Old 02-27-19, 01:31 PM
  #11  
JohnJ80
Senior Member
 
Join Date: Feb 2011
Location: Minnesota
Posts: 4,673

Bikes: N+1=5

Mentioned: 21 Post(s)
Tagged: 0 Thread(s)
Quoted: 875 Post(s)
Liked 244 Times in 181 Posts
Originally Posted by tulowulo
Pack your bike in a rigid bike case and pack it well. Consider insuring it as well.
Also, check the individual airlines policies on traveling with a bike. For example, from San Francisco to Europe, US Airlines charges $100, Swiss Air $289 and I think I read on an earlier post that British Air doesn't charge anything.

I can't emphasize the rigid case enough though. Last summer I bought a bicycle in Italy for my son who rode it for 5 weeks in the Dolomites with my brother. When we flew home I packed the bike in a soft case according to the instructions given by US Airways and the bike was destroyed beyond repair by the luggage handlers. Our flight was from Venice to Philadelphia and then on to San Francisco. The bicycle arrived in Philadelphia, where we had to declare it for customs, in perfect shape but when it arrived in San Francisco it was destroyed. US Airlines said it would only pay for the damage to the bike bag but after they saw the condition of the bag they agreed there had been abuse and they paid for the bike.
You know, I just don't agree that the rigid case provides that much extra protection, if any. The airlines have a unique ability to damage things because they are using a lot of heavy power equipment. If they back the truck into the dock with your case in between, it isn't going to make any difference at all if your case is hard, soft or made from concrete or anything in between. And that's pretty much what happens when big damage happens. I've had stuff in hard cases damaged in ways that you just can't believe (like the alpine skis that were bent into a 90 degree angle). So the hard cases are no real benefit at all.
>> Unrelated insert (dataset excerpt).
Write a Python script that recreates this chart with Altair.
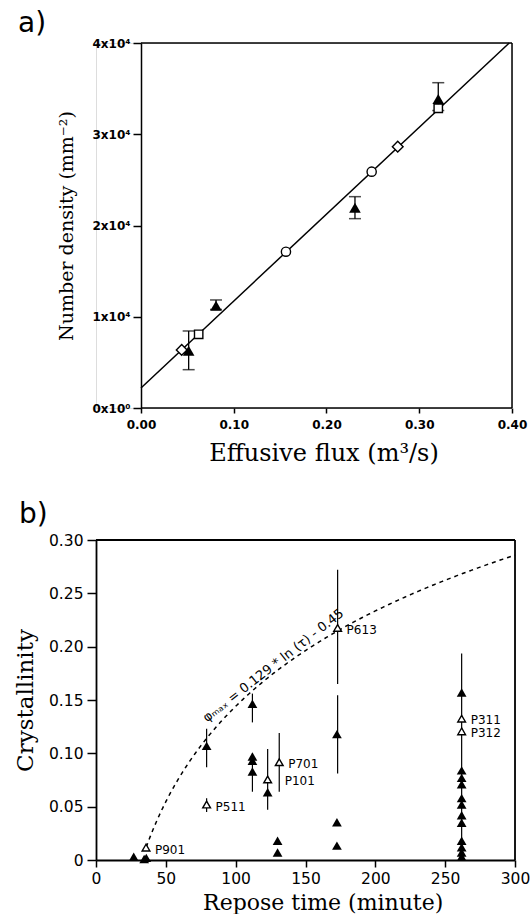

I do understand that the "hard" cases make the owner feel better though. And I do think hard cases probably last longer than soft because they handle abrasion better. That said, they are considerably heavier and usually considerably larger. I feel, based on a lot of air miles, that airlines are a lot more sensitive about weight than size. Weight means higher worker's comp costs from potential injury and it means higher cost from fuel expense. We've found that airlines are a lot more forgiving about a somewhat oversized bag than they are about even a slightly overweight one.

The reality is that a bike frame is an incredibly tough and strong structure if you have something in the dropouts to keep the frame from being compressed. If you don't have something in the drop outs, you're deeply at risk in any case - hard or soft - from pressure that's from the sides. So in *any* case, how you pack it into that case matters in a big way.
.
Pretty much every case - hard or soft - has panels that are about the same toughness in preventing a point pressure from pushing against the frame. That would be "pressure" in the normal baggage handling sense, of course. If a truck backs into your case, if it falls off the baggage cart and gets run over, if it gets jammed in a conveyer or lift, all bets are off no matter what because those are forces produced by heavy equipment that is designed to move high volumes of tonnage quickly and if it is that force against your case, the case loses and it doesn't matter what the case is made from.

I'll also say that that sort of severe damage is becoming much more rare than it used to be. We've traveled worldwide with both skis and bikes in cases and have had a lot more success than failure (and it's improved over the years). With our current cases, the bikes go through the normal baggage scheme (no special handling required) and that seems to work the best. Where trouble happens, IMHO, is when you get out of that flow and the bag requires special handling and transport. That's when things fall off of trucks, protruding items get smashed into loading docks, and things get run over. Spends some time watching how baggage gets handled at an airport and I think you'll see what I mean. They've had to create baggage handling flows that handle cheap pink "snoopy" bags and a compact bike case is way more robust than that.

I will say this though - almost *any* bike case is better than a cardboard box. That said, thousands maybe millions of bikes are shipped every year in cardboard boxes without incident. That's how they come packaged to your LBS. But every one of those has protectors in the dropouts and caps over the wheel hubs - those pieces definitely make a difference.

We're big fans of our Orucase Airport Ninjas and are considered "soft" cases but which have been flawless in protecting our bikes and which we have yet to ever be charged an airline bike charge which on Delta/KLM is $150 each way. These bags have heavy padding around the circumference of the bag and dual sheets of dense plastic that provide similar structural rigidity to the bag as in a hard case. That's pretty typical in a lot of soft bags too. What's unique about the Orucases is that they are very close to the airline size spec without having to have a frame that has couplers and they are much lighter than most other bike cases. They just happily ride down the conveyors and up into the aircraft without fuss.




Last edited by JohnJ80; 02-27-19 at 01:34 PM.